-- begin --

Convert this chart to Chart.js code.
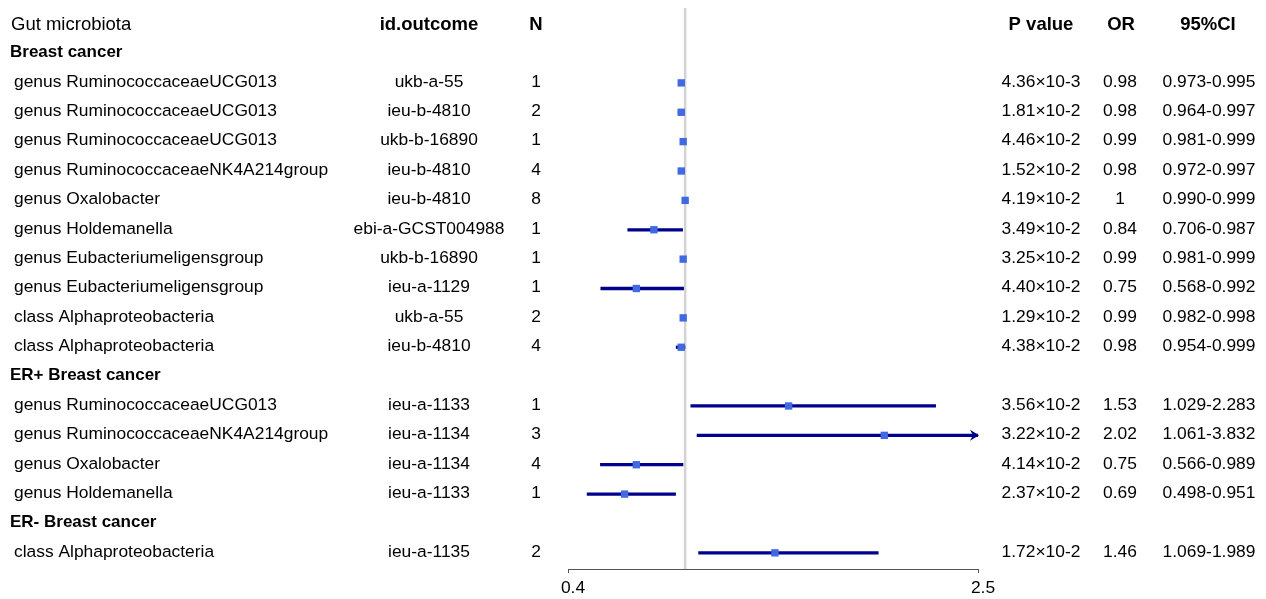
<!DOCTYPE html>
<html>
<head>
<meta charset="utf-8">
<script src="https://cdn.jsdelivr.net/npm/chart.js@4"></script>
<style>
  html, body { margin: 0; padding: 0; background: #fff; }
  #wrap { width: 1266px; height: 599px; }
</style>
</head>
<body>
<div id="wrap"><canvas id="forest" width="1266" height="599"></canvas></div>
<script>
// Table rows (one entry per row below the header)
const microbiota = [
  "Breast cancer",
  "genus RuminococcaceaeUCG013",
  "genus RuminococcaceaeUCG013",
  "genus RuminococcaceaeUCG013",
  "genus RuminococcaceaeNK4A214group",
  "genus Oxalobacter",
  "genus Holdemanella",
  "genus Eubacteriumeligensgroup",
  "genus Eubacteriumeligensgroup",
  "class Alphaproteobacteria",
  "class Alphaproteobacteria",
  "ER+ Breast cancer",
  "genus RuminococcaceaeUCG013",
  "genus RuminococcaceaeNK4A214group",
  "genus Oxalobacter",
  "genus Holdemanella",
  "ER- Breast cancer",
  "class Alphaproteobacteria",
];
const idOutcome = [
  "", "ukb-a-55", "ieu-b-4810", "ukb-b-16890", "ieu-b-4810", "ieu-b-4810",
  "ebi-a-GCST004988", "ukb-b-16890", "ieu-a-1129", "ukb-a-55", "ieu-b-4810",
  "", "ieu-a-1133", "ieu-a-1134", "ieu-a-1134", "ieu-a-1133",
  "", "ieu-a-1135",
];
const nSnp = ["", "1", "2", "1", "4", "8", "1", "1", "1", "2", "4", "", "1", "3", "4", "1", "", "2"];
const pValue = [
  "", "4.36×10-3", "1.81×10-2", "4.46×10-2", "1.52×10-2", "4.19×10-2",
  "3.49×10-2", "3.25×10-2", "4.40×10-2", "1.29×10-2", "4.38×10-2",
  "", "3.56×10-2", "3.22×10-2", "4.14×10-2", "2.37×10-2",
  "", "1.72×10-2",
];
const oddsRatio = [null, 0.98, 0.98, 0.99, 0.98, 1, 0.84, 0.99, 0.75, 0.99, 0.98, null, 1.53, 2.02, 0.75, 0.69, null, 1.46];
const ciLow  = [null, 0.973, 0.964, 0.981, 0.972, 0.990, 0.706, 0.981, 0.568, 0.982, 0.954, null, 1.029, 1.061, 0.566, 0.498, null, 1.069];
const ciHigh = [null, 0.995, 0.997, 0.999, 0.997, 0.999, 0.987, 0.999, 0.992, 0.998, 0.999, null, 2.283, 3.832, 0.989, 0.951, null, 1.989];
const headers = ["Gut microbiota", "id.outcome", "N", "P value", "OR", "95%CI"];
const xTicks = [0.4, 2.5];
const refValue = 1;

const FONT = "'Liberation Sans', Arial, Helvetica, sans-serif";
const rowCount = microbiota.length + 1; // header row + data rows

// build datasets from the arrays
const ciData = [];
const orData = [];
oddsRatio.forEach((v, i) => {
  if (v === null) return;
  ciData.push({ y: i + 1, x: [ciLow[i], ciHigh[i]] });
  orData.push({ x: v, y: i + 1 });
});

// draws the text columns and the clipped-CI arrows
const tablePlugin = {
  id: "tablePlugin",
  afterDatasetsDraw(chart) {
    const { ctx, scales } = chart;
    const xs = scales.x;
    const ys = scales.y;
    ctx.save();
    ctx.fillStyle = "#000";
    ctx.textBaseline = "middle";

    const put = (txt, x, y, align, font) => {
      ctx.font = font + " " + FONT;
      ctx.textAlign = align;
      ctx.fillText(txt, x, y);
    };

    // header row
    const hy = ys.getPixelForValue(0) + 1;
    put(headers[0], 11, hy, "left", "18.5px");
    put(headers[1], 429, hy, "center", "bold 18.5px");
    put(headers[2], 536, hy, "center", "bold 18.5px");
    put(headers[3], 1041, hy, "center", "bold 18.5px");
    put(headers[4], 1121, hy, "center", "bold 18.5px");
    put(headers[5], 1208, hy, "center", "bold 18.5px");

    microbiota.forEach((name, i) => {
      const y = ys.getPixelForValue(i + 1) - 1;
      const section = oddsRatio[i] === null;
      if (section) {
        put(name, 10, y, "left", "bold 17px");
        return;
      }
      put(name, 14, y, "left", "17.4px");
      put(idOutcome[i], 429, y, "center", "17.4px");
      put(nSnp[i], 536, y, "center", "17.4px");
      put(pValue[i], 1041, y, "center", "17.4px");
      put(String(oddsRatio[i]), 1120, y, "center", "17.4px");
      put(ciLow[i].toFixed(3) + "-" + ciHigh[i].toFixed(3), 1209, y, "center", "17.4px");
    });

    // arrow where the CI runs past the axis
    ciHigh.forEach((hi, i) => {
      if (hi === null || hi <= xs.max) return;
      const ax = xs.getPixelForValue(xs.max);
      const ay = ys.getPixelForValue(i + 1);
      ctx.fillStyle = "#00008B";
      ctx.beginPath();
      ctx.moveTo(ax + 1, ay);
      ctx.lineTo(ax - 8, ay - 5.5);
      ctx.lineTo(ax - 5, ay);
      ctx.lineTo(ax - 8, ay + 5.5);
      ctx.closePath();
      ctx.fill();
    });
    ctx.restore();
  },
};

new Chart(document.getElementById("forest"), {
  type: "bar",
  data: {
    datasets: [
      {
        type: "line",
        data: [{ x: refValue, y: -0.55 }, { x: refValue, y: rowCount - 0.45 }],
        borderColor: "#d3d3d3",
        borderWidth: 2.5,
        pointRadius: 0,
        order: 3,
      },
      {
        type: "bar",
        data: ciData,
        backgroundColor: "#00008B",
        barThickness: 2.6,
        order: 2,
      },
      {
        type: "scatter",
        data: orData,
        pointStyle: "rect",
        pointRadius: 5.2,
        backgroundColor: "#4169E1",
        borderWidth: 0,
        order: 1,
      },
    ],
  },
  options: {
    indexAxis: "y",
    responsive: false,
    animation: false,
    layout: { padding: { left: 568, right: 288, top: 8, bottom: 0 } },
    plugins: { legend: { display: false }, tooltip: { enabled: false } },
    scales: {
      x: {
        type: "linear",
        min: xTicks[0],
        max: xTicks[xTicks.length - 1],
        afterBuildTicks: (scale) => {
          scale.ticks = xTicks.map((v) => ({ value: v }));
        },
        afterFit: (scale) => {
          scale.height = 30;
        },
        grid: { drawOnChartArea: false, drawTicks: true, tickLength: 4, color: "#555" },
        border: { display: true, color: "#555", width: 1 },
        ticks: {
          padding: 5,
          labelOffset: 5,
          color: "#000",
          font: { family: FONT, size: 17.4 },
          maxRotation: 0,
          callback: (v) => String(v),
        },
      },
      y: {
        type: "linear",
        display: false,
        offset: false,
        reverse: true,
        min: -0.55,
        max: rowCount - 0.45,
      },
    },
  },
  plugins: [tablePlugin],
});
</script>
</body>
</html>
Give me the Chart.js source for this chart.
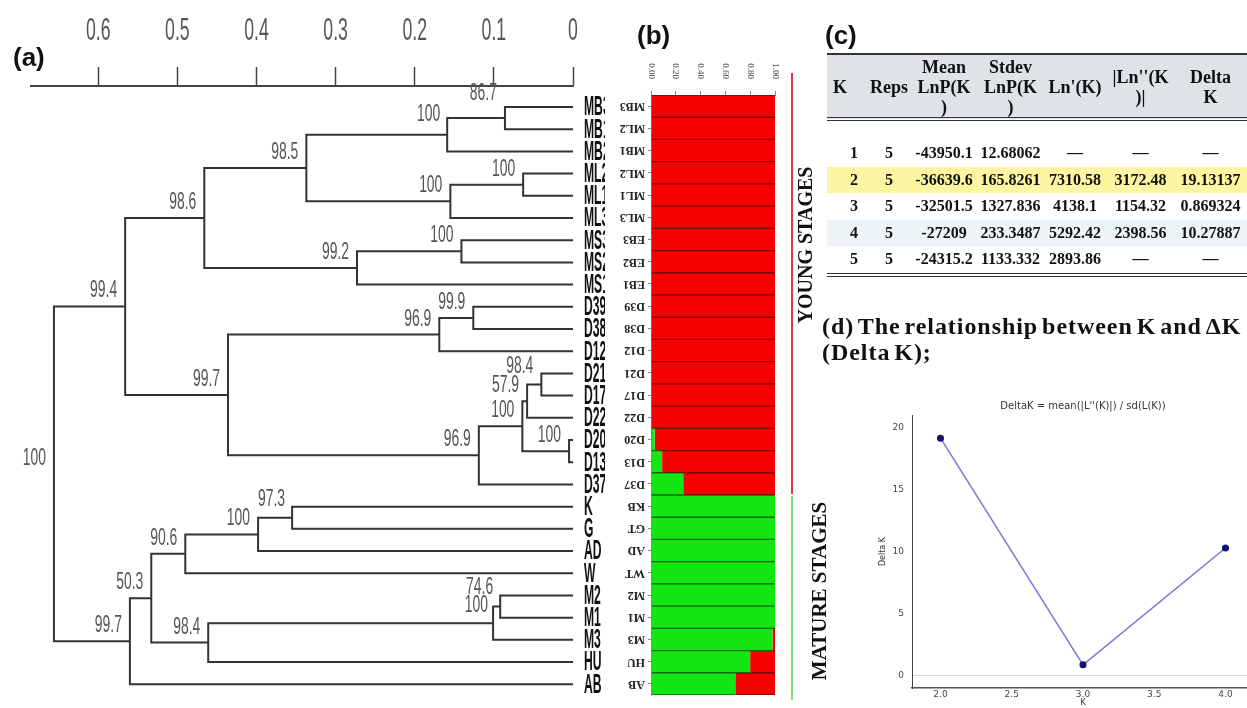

-- end --

Reproduce each entry verbatim, excluding any embedded images.

▸ **Final result**
Convert this chart to Chart.js code.
<!DOCTYPE html>
<html>
<head>
<meta charset="utf-8">
<script src="https://cdn.jsdelivr.net/npm/chart.js@4"></script>
<style>
  html, body { margin: 0; padding: 0; background: #fff; }
  #wrap { width: 1266px; height: 599px; }
</style>
</head>
<body>
<div id="wrap"><canvas id="forest" width="1266" height="599"></canvas></div>
<script>
// Table rows (one entry per row below the header)
const microbiota = [
  "Breast cancer",
  "genus RuminococcaceaeUCG013",
  "genus RuminococcaceaeUCG013",
  "genus RuminococcaceaeUCG013",
  "genus RuminococcaceaeNK4A214group",
  "genus Oxalobacter",
  "genus Holdemanella",
  "genus Eubacteriumeligensgroup",
  "genus Eubacteriumeligensgroup",
  "class Alphaproteobacteria",
  "class Alphaproteobacteria",
  "ER+ Breast cancer",
  "genus RuminococcaceaeUCG013",
  "genus RuminococcaceaeNK4A214group",
  "genus Oxalobacter",
  "genus Holdemanella",
  "ER- Breast cancer",
  "class Alphaproteobacteria",
];
const idOutcome = [
  "", "ukb-a-55", "ieu-b-4810", "ukb-b-16890", "ieu-b-4810", "ieu-b-4810",
  "ebi-a-GCST004988", "ukb-b-16890", "ieu-a-1129", "ukb-a-55", "ieu-b-4810",
  "", "ieu-a-1133", "ieu-a-1134", "ieu-a-1134", "ieu-a-1133",
  "", "ieu-a-1135",
];
const nSnp = ["", "1", "2", "1", "4", "8", "1", "1", "1", "2", "4", "", "1", "3", "4", "1", "", "2"];
const pValue = [
  "", "4.36×10-3", "1.81×10-2", "4.46×10-2", "1.52×10-2", "4.19×10-2",
  "3.49×10-2", "3.25×10-2", "4.40×10-2", "1.29×10-2", "4.38×10-2",
  "", "3.56×10-2", "3.22×10-2", "4.14×10-2", "2.37×10-2",
  "", "1.72×10-2",
];
const oddsRatio = [null, 0.98, 0.98, 0.99, 0.98, 1, 0.84, 0.99, 0.75, 0.99, 0.98, null, 1.53, 2.02, 0.75, 0.69, null, 1.46];
const ciLow  = [null, 0.973, 0.964, 0.981, 0.972, 0.990, 0.706, 0.981, 0.568, 0.982, 0.954, null, 1.029, 1.061, 0.566, 0.498, null, 1.069];
const ciHigh = [null, 0.995, 0.997, 0.999, 0.997, 0.999, 0.987, 0.999, 0.992, 0.998, 0.999, null, 2.283, 3.832, 0.989, 0.951, null, 1.989];
const headers = ["Gut microbiota", "id.outcome", "N", "P value", "OR", "95%CI"];
const xTicks = [0.4, 2.5];
const refValue = 1;

const FONT = "'Liberation Sans', Arial, Helvetica, sans-serif";
const rowCount = microbiota.length + 1; // header row + data rows

// build datasets from the arrays
const ciData = [];
const orData = [];
oddsRatio.forEach((v, i) => {
  if (v === null) return;
  ciData.push({ y: i + 1, x: [ciLow[i], ciHigh[i]] });
  orData.push({ x: v, y: i + 1 });
});

// draws the text columns and the clipped-CI arrows
const tablePlugin = {
  id: "tablePlugin",
  afterDatasetsDraw(chart) {
    const { ctx, scales } = chart;
    const xs = scales.x;
    const ys = scales.y;
    ctx.save();
    ctx.fillStyle = "#000";
    ctx.textBaseline = "middle";

    const put = (txt, x, y, align, font) => {
      ctx.font = font + " " + FONT;
      ctx.textAlign = align;
      ctx.fillText(txt, x, y);
    };

    // header row
    const hy = ys.getPixelForValue(0) + 1;
    put(headers[0], 11, hy, "left", "18.5px");
    put(headers[1], 429, hy, "center", "bold 18.5px");
    put(headers[2], 536, hy, "center", "bold 18.5px");
    put(headers[3], 1041, hy, "center", "bold 18.5px");
    put(headers[4], 1121, hy, "center", "bold 18.5px");
    put(headers[5], 1208, hy, "center", "bold 18.5px");

    microbiota.forEach((name, i) => {
      const y = ys.getPixelForValue(i + 1) - 1;
      const section = oddsRatio[i] === null;
      if (section) {
        put(name, 10, y, "left", "bold 17px");
        return;
      }
      put(name, 14, y, "left", "17.4px");
      put(idOutcome[i], 429, y, "center", "17.4px");
      put(nSnp[i], 536, y, "center", "17.4px");
      put(pValue[i], 1041, y, "center", "17.4px");
      put(String(oddsRatio[i]), 1120, y, "center", "17.4px");
      put(ciLow[i].toFixed(3) + "-" + ciHigh[i].toFixed(3), 1209, y, "center", "17.4px");
    });

    // arrow where the CI runs past the axis
    ciHigh.forEach((hi, i) => {
      if (hi === null || hi <= xs.max) return;
      const ax = xs.getPixelForValue(xs.max);
      const ay = ys.getPixelForValue(i + 1);
      ctx.fillStyle = "#00008B";
      ctx.beginPath();
      ctx.moveTo(ax + 1, ay);
      ctx.lineTo(ax - 8, ay - 5.5);
      ctx.lineTo(ax - 5, ay);
      ctx.lineTo(ax - 8, ay + 5.5);
      ctx.closePath();
      ctx.fill();
    });
    ctx.restore();
  },
};

new Chart(document.getElementById("forest"), {
  type: "bar",
  data: {
    datasets: [
      {
        type: "line",
        data: [{ x: refValue, y: -0.55 }, { x: refValue, y: rowCount - 0.45 }],
        borderColor: "#d3d3d3",
        borderWidth: 2.5,
        pointRadius: 0,
        order: 3,
      },
      {
        type: "bar",
        data: ciData,
        backgroundColor: "#00008B",
        barThickness: 2.6,
        order: 2,
      },
      {
        type: "scatter",
        data: orData,
        pointStyle: "rect",
        pointRadius: 5.2,
        backgroundColor: "#4169E1",
        borderWidth: 0,
        order: 1,
      },
    ],
  },
  options: {
    indexAxis: "y",
    responsive: false,
    animation: false,
    layout: { padding: { left: 568, right: 288, top: 8, bottom: 0 } },
    plugins: { legend: { display: false }, tooltip: { enabled: false } },
    scales: {
      x: {
        type: "linear",
        min: xTicks[0],
        max: xTicks[xTicks.length - 1],
        afterBuildTicks: (scale) => {
          scale.ticks = xTicks.map((v) => ({ value: v }));
        },
        afterFit: (scale) => {
          scale.height = 30;
        },
        grid: { drawOnChartArea: false, drawTicks: true, tickLength: 4, color: "#555" },
        border: { display: true, color: "#555", width: 1 },
        ticks: {
          padding: 5,
          labelOffset: 5,
          color: "#000",
          font: { family: FONT, size: 17.4 },
          maxRotation: 0,
          callback: (v) => String(v),
        },
      },
      y: {
        type: "linear",
        display: false,
        offset: false,
        reverse: true,
        min: -0.55,
        max: rowCount - 0.45,
      },
    },
  },
  plugins: [tablePlugin],
});
</script>
</body>
</html>
Give me the Chart.js source for this chart.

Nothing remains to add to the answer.